Repeat the material below word for word and leave out all pictures.
══ Material
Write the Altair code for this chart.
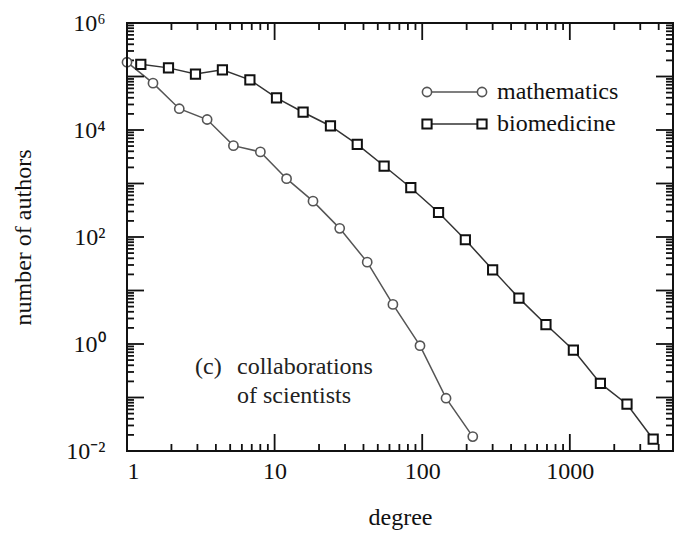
import altair as alt
import pandas as pd

# ---- data ----
math_degree = [1.0, 1.50, 2.26, 3.49, 5.26, 8.01, 12.05, 18.2, 27.6, 42.4, 63.3, 96.6, 145, 220]
math_authors = [1.85e5, 7.5e4, 2.5e4, 1.57e4, 5.1e3, 3.9e3, 1.23e3, 468, 145, 33.9, 5.5, 0.93, 0.097, 0.0186]

bio_degree = [1.24, 1.91, 2.91, 4.43, 6.8, 10.3, 15.6, 23.9, 36.3, 55.2, 83.7, 129, 196, 300,
              452, 689, 1057, 1611, 2440, 3670]
bio_authors = [1.69e5, 1.45e5, 1.11e5, 1.33e5, 8.65e4, 4.0e4, 2.15e4, 1.19e4, 5.4e3, 2.12e3,
               834, 287, 88.8, 24.4, 7.2, 2.31, 0.77, 0.183, 0.075, 0.0166]

x_domain = [1, 5000]
y_domain = [0.01, 1e6]
x_label_values = [1, 10, 100, 1000]
y_label_values = [1e-2, 1, 1e2, 1e4, 1e6]
y_label_texts = ["10\u207b\u00b2", "10\u2070", "10\u00b2", "10\u2074", "10\u2076"]

x_major = [1, 10, 100, 1000]
x_minor = [m * 10 ** k for k in range(0, 4) for m in range(2, 10) if m * 10 ** k < 5000]
y_major = [10.0 ** k for k in range(-2, 7)]
y_minor = [m * 10.0 ** k for k in range(-2, 6) for m in range(2, 10)]

legend_labels = ["mathematics", "biomedicine"]
annotation_lines = ["collaborations", "of scientists"]
x_title = "degree"
y_title = "number of authors"

W, H = 546, 428
FONT = "Liberation Serif"
MATH_COL = "#555555"
BIO_LINE = "#333333"
BIO_COL = "#111111"

xs = alt.Scale(type="log", domain=x_domain, nice=False)
ys = alt.Scale(type="log", domain=y_domain, nice=False)

math_df = pd.DataFrame({"degree": math_degree, "authors": math_authors})
bio_df = pd.DataFrame({"degree": bio_degree, "authors": bio_authors})
dummy = pd.DataFrame({"a": [0]})

# label expression for y axis
expr = "''"
for v, t in zip(y_label_values, y_label_texts):
    expr = f"(datum.value > {v * 0.5} ? '{t}' : {expr})"

x_axis = alt.Axis(values=x_label_values, labelExpr="format(datum.value, 'd')", grid=False,
                  domain=False, ticks=False, tickSize=0, labelFontSize=24, labelColor="#111",
                  labelPadding=8, labelBaseline="top", labelFont=FONT, title=x_title,
                  titleFontSize=24, titleFont=FONT,
                  titleFontWeight="normal", titleColor="#111", titleX=W / 2, titleY=66,
                  titleBaseline="middle", titleAnchor="middle")
y_axis = alt.Axis(values=y_label_values, labelExpr=expr, grid=False, domain=False, ticks=False,
                  tickSize=0, labelFontSize=24, labelColor="#111", labelPadding=22,
                  labelBaseline="middle", labelFont=FONT, title=y_title, titleFontSize=24,
                  titleFont=FONT,
                  titleFontWeight="normal", titleColor="#111", titleX=-104, titleY=H / 2,
                  titleBaseline="middle", titleAngle=270, titleAnchor="middle")


def X(field="degree"):
    return alt.X(f"{field}:Q", scale=xs, axis=x_axis, title=x_title)


def Y(field="authors"):
    return alt.Y(f"{field}:Q", scale=ys, axis=y_axis, title=y_title)


math_line = alt.Chart(math_df).mark_line(color=MATH_COL, strokeWidth=1.5).encode(x=X(), y=Y())
math_pts = alt.Chart(math_df).mark_point(shape="circle", filled=True, fill="white", stroke=MATH_COL,
                                         strokeWidth=1.6, size=85, opacity=1).encode(x=X(), y=Y())
bio_line = alt.Chart(bio_df).mark_line(color=BIO_LINE, strokeWidth=1.5).encode(x=X(), y=Y())
bio_pts = alt.Chart(bio_df).mark_point(shape="square", filled=True, fill="white", stroke=BIO_COL,
                                       strokeWidth=2, size=85, opacity=1).encode(x=X(), y=Y())


# ---- inward ticks on all four sides ----
def xticks(vals, length):
    df = pd.DataFrame({"degree": vals})
    bottom = alt.Chart(df).mark_rule(color="#111", strokeWidth=1.8).encode(
        x=X(), y=alt.value(H), y2=alt.value(H - length))
    top = alt.Chart(df).mark_rule(color="#111", strokeWidth=1.8).encode(
        x=X(), y=alt.value(0), y2=alt.value(length))
    return [bottom, top]


def yticks(vals, length):
    df = pd.DataFrame({"authors": vals})
    left = alt.Chart(df).mark_rule(color="#111", strokeWidth=1.8).encode(
        y=Y(), x=alt.value(0), x2=alt.value(length))
    right = alt.Chart(df).mark_rule(color="#111", strokeWidth=1.8).encode(
        y=Y(), x=alt.value(W), x2=alt.value(W - length))
    return [left, right]


tick_layers = xticks(x_major, 17) + xticks(x_minor, 7) + yticks(y_major, 17) + yticks(y_minor, 7)


# ---- legend ----
def legend_row(yp, shape, stroke, line_col, label, sw):
    ln = alt.Chart(dummy).mark_rule(color=line_col, strokeWidth=1.5).encode(
        x=alt.value(300), x2=alt.value(355), y=alt.value(yp))
    p1 = alt.Chart(dummy).mark_point(shape=shape, filled=True, fill="white", stroke=stroke,
                                     strokeWidth=sw, size=85, opacity=1).encode(
        x=alt.value(300), y=alt.value(yp))
    p2 = alt.Chart(dummy).mark_point(shape=shape, filled=True, fill="white", stroke=stroke,
                                     strokeWidth=sw, size=85, opacity=1).encode(
        x=alt.value(355), y=alt.value(yp))
    tx = alt.Chart(dummy).mark_text(align="left", baseline="middle", fontSize=24, font=FONT,
                                    color="#111").encode(
        x=alt.value(370), y=alt.value(yp), text=alt.value(label))
    return [ln, p1, p2, tx]


legend_layers = legend_row(69, "circle", MATH_COL, MATH_COL, legend_labels[0], 1.6) + \
    legend_row(101, "square", BIO_COL, BIO_LINE, legend_labels[1], 2)


# ---- annotation ----
def note(xp, yp, txt):
    return alt.Chart(dummy).mark_text(align="left", baseline="middle", fontSize=24, font=FONT,
                                      color="#222").encode(x=alt.value(xp), y=alt.value(yp),
                                                           text=alt.value(txt))


ann = [note(68, 344, "(c)"), note(110, 344, annotation_lines[0]), note(110, 373, annotation_lines[1])]

# frame on top of everything
frame = alt.Chart(dummy).mark_rect(fill=None, stroke="#111", strokeWidth=2).encode(
    x=alt.value(0), x2=alt.value(W), y=alt.value(0), y2=alt.value(H))

chart = alt.layer(
    math_line, *tick_layers, bio_line, math_pts, bio_pts, *legend_layers, *ann, frame
).properties(
    width=W, height=H,
    autosize=alt.AutoSizeParams(type="none"),
    padding={"left": 119, "top": 15, "right": 2, "bottom": 81},
    background="white",
).configure(
    font=FONT
).configure_view(
    stroke="#111", strokeWidth=2, fill="white"
)

chart.save("out.html", embed_options={"renderer": "svg", "actions": False})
════
_The output_
Write the Altair code for this chart.
import altair as alt
import pandas as pd

# ---- data ----
math_degree = [1.0, 1.50, 2.26, 3.49, 5.26, 8.01, 12.05, 18.2, 27.6, 42.4, 63.3, 96.6, 145, 220]
math_authors = [1.85e5, 7.5e4, 2.5e4, 1.57e4, 5.1e3, 3.9e3, 1.23e3, 468, 145, 33.9, 5.5, 0.93, 0.097, 0.0186]

bio_degree = [1.24, 1.91, 2.91, 4.43, 6.8, 10.3, 15.6, 23.9, 36.3, 55.2, 83.7, 129, 196, 300,
              452, 689, 1057, 1611, 2440, 3670]
bio_authors = [1.69e5, 1.45e5, 1.11e5, 1.33e5, 8.65e4, 4.0e4, 2.15e4, 1.19e4, 5.4e3, 2.12e3,
               834, 287, 88.8, 24.4, 7.2, 2.31, 0.77, 0.183, 0.075, 0.0166]

x_domain = [1, 5000]
y_domain = [0.01, 1e6]
x_label_values = [1, 10, 100, 1000]
y_label_values = [1e-2, 1, 1e2, 1e4, 1e6]
y_label_texts = ["10\u207b\u00b2", "10\u2070", "10\u00b2", "10\u2074", "10\u2076"]

x_major = [1, 10, 100, 1000]
x_minor = [m * 10 ** k for k in range(0, 4) for m in range(2, 10) if m * 10 ** k < 5000]
y_major = [10.0 ** k for k in range(-2, 7)]
y_minor = [m * 10.0 ** k for k in range(-2, 6) for m in range(2, 10)]

legend_labels = ["mathematics", "biomedicine"]
annotation_lines = ["collaborations", "of scientists"]
x_title = "degree"
y_title = "number of authors"

W, H = 546, 428
FONT = "Liberation Serif"
MATH_COL = "#555555"
BIO_LINE = "#333333"
BIO_COL = "#111111"

xs = alt.Scale(type="log", domain=x_domain, nice=False)
ys = alt.Scale(type="log", domain=y_domain, nice=False)

math_df = pd.DataFrame({"degree": math_degree, "authors": math_authors})
bio_df = pd.DataFrame({"degree": bio_degree, "authors": bio_authors})
dummy = pd.DataFrame({"a": [0]})

# label expression for y axis
expr = "''"
for v, t in zip(y_label_values, y_label_texts):
    expr = f"(datum.value > {v * 0.5} ? '{t}' : {expr})"

x_axis = alt.Axis(values=x_label_values, labelExpr="format(datum.value, 'd')", grid=False,
                  domain=False, ticks=False, tickSize=0, labelFontSize=24, labelColor="#111",
                  labelPadding=8, labelBaseline="top", labelFont=FONT, title=x_title,
                  titleFontSize=24, titleFont=FONT,
                  titleFontWeight="normal", titleColor="#111", titleX=W / 2, titleY=66,
                  titleBaseline="middle", titleAnchor="middle")
y_axis = alt.Axis(values=y_label_values, labelExpr=expr, grid=False, domain=False, ticks=False,
                  tickSize=0, labelFontSize=24, labelColor="#111", labelPadding=22,
                  labelBaseline="middle", labelFont=FONT, title=y_title, titleFontSize=24,
                  titleFont=FONT,
                  titleFontWeight="normal", titleColor="#111", titleX=-104, titleY=H / 2,
                  titleBaseline="middle", titleAngle=270, titleAnchor="middle")


def X(field="degree"):
    return alt.X(f"{field}:Q", scale=xs, axis=x_axis, title=x_title)


def Y(field="authors"):
    return alt.Y(f"{field}:Q", scale=ys, axis=y_axis, title=y_title)


math_line = alt.Chart(math_df).mark_line(color=MATH_COL, strokeWidth=1.5).encode(x=X(), y=Y())
math_pts = alt.Chart(math_df).mark_point(shape="circle", filled=True, fill="white", stroke=MATH_COL,
                                         strokeWidth=1.6, size=85, opacity=1).encode(x=X(), y=Y())
bio_line = alt.Chart(bio_df).mark_line(color=BIO_LINE, strokeWidth=1.5).encode(x=X(), y=Y())
bio_pts = alt.Chart(bio_df).mark_point(shape="square", filled=True, fill="white", stroke=BIO_COL,
                                       strokeWidth=2, size=85, opacity=1).encode(x=X(), y=Y())


# ---- inward ticks on all four sides ----
def xticks(vals, length):
    df = pd.DataFrame({"degree": vals})
    bottom = alt.Chart(df).mark_rule(color="#111", strokeWidth=1.8).encode(
        x=X(), y=alt.value(H), y2=alt.value(H - length))
    top = alt.Chart(df).mark_rule(color="#111", strokeWidth=1.8).encode(
        x=X(), y=alt.value(0), y2=alt.value(length))
    return [bottom, top]


def yticks(vals, length):
    df = pd.DataFrame({"authors": vals})
    left = alt.Chart(df).mark_rule(color="#111", strokeWidth=1.8).encode(
        y=Y(), x=alt.value(0), x2=alt.value(length))
    right = alt.Chart(df).mark_rule(color="#111", strokeWidth=1.8).encode(
        y=Y(), x=alt.value(W), x2=alt.value(W - length))
    return [left, right]


tick_layers = xticks(x_major, 17) + xticks(x_minor, 7) + yticks(y_major, 17) + yticks(y_minor, 7)


# ---- legend ----
def legend_row(yp, shape, stroke, line_col, label, sw):
    ln = alt.Chart(dummy).mark_rule(color=line_col, strokeWidth=1.5).encode(
        x=alt.value(300), x2=alt.value(355), y=alt.value(yp))
    p1 = alt.Chart(dummy).mark_point(shape=shape, filled=True, fill="white", stroke=stroke,
                                     strokeWidth=sw, size=85, opacity=1).encode(
        x=alt.value(300), y=alt.value(yp))
    p2 = alt.Chart(dummy).mark_point(shape=shape, filled=True, fill="white", stroke=stroke,
                                     strokeWidth=sw, size=85, opacity=1).encode(
        x=alt.value(355), y=alt.value(yp))
    tx = alt.Chart(dummy).mark_text(align="left", baseline="middle", fontSize=24, font=FONT,
                                    color="#111").encode(
        x=alt.value(370), y=alt.value(yp), text=alt.value(label))
    return [ln, p1, p2, tx]


legend_layers = legend_row(69, "circle", MATH_COL, MATH_COL, legend_labels[0], 1.6) + \
    legend_row(101, "square", BIO_COL, BIO_LINE, legend_labels[1], 2)


# ---- annotation ----
def note(xp, yp, txt):
    return alt.Chart(dummy).mark_text(align="left", baseline="middle", fontSize=24, font=FONT,
                                      color="#222").encode(x=alt.value(xp), y=alt.value(yp),
                                                           text=alt.value(txt))


ann = [note(68, 344, "(c)"), note(110, 344, annotation_lines[0]), note(110, 373, annotation_lines[1])]

# frame on top of everything
frame = alt.Chart(dummy).mark_rect(fill=None, stroke="#111", strokeWidth=2).encode(
    x=alt.value(0), x2=alt.value(W), y=alt.value(0), y2=alt.value(H))

chart = alt.layer(
    math_line, *tick_layers, bio_line, math_pts, bio_pts, *legend_layers, *ann, frame
).properties(
    width=W, height=H,
    autosize=alt.AutoSizeParams(type="none"),
    padding={"left": 119, "top": 15, "right": 2, "bottom": 81},
    background="white",
).configure(
    font=FONT
).configure_view(
    stroke="#111", strokeWidth=2, fill="white"
)

chart.save("out.html", embed_options={"renderer": "svg", "actions": False})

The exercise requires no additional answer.